Por Jaime de Althaus
El Comercio, 23 de octubre, 2015
El despido táctico y vengativo de una procuradora ejemplar y valiente como Julia Príncipe tenía la carga de injusticia suficiente como para provocar la censura del propio presidente del Consejo de Ministros, Pedro Cateriano, quien había salido a avalar la conducta del ex ministro Adrianzén maculando, de paso, su propia reputación democrática.
Por eso, el cese de Julia Príncipe era una jugada irracional e irresponsable, un puro golpe de la fuerza, cuyas consecuencias podían ser imprevisibles para la estabilidad política del país. Pero el fujimorismo desactivó la explosión en cadena con el anuncio de la decisión racional de no interpelar al premier, pensando quizá en que tampoco le conviene arriesgar la continuidad de un proceso electoral en el que está punteando.
La reacción ante los casos Nadine Heredia y Julia Príncipe, dos caras de la misma moneda, ha sido casi airada, pese a que los presuntos delitos de Heredia se cometieron antes del gobierno y pese a un reglamento que obligaba a Príncipe a solicitar autorización para declarar, debido a que la opinión pública es cada vez más intolerante a la utilización del ordenamiento legal para esconder o justificar injusticias o delitos. Lo que interesa es la verdad, la justicia real, la transparencia en los actos.
Por supuesto, la versión extrema y patológica de este estado de ánimo es el linchamiento. Pero su expresión sana es el reclamo implícito de reformas profundas a un sistema que no funciona. La revelación de las cuentas contenidas en las agendas de Heredia, por ejemplo, ha elevado en la conciencia ciudadana la demanda de claridad en el origen de los fondos partidarios.
No más fondos oscuros. Esto obliga al Congreso a dar una ley que garantice la transparencia y formalidad de las donaciones para evitar que las redes ilícitas triunfen en este proceso.

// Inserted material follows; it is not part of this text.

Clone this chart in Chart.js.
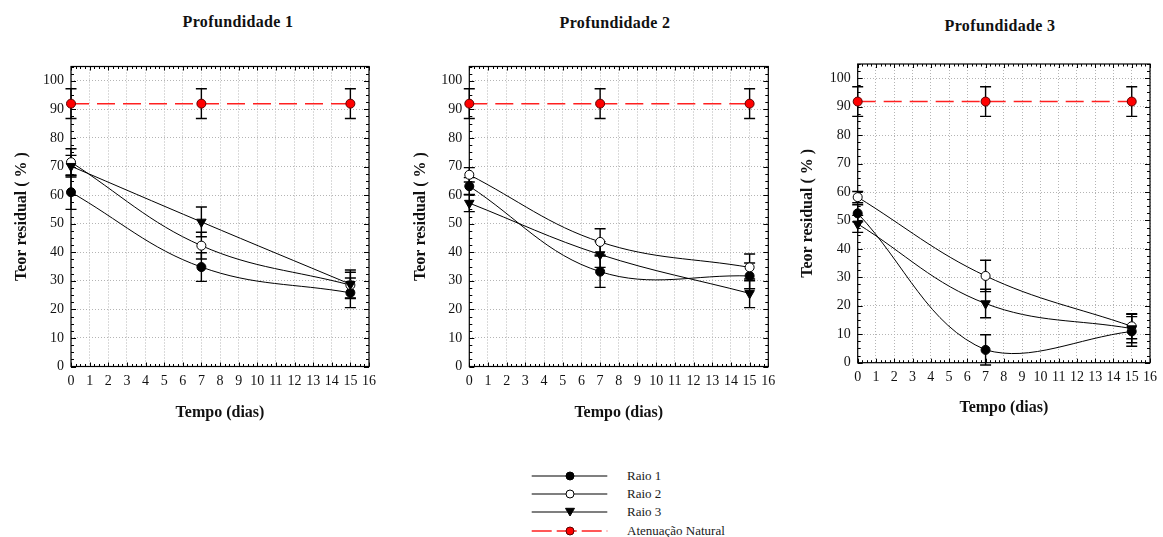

Pero eso supone fortalecer a la ONPE y facilitar el financiamiento privado formal, sea directamente a los partidos o candidatos, sea a fondos administrados por institutos. Porque de lo contrario los partidos quedarán atrapados entre la inopia o la utilización tramposa de fondos ilegales.
Pero, más allá de esto, lo que se manifiesta en la reacción ciudadana al caso siamés Heredia-Príncipe es un cuestionamiento a un orden legal-judicial formalista fácilmente instrumentalizable por quienes tienen poder político y económico, y que no da justicia a los ciudadanos comunes. Un orden que a lo largo de los siglos ha entronizado la leguleyada, que no consiste en otra cosa que en usar la letra de la ley para burlar su espíritu.
Lo que hay aquí es un clamor silencioso para reformar profundamente el sistema judicial. El camino es el paso a un sistema oral como el que propone el nuevo Código Procesal Penal, que debería extenderse a todas las especialidades.
Allí no hay leguleyadas que valgan: son los argumentos desnudos del fiscal frente a los del abogado defensor sustentados oralmente en audiencia, sin escritos dilatorios ni engañosos de ningún tipo, y el juez debe pronunciarse atendiendo al fondo del asunto, a la verdad de los hechos. Es otra cultura. Quizá los fiscales y jueces no están preparados. Pero hacia allá hay que ir.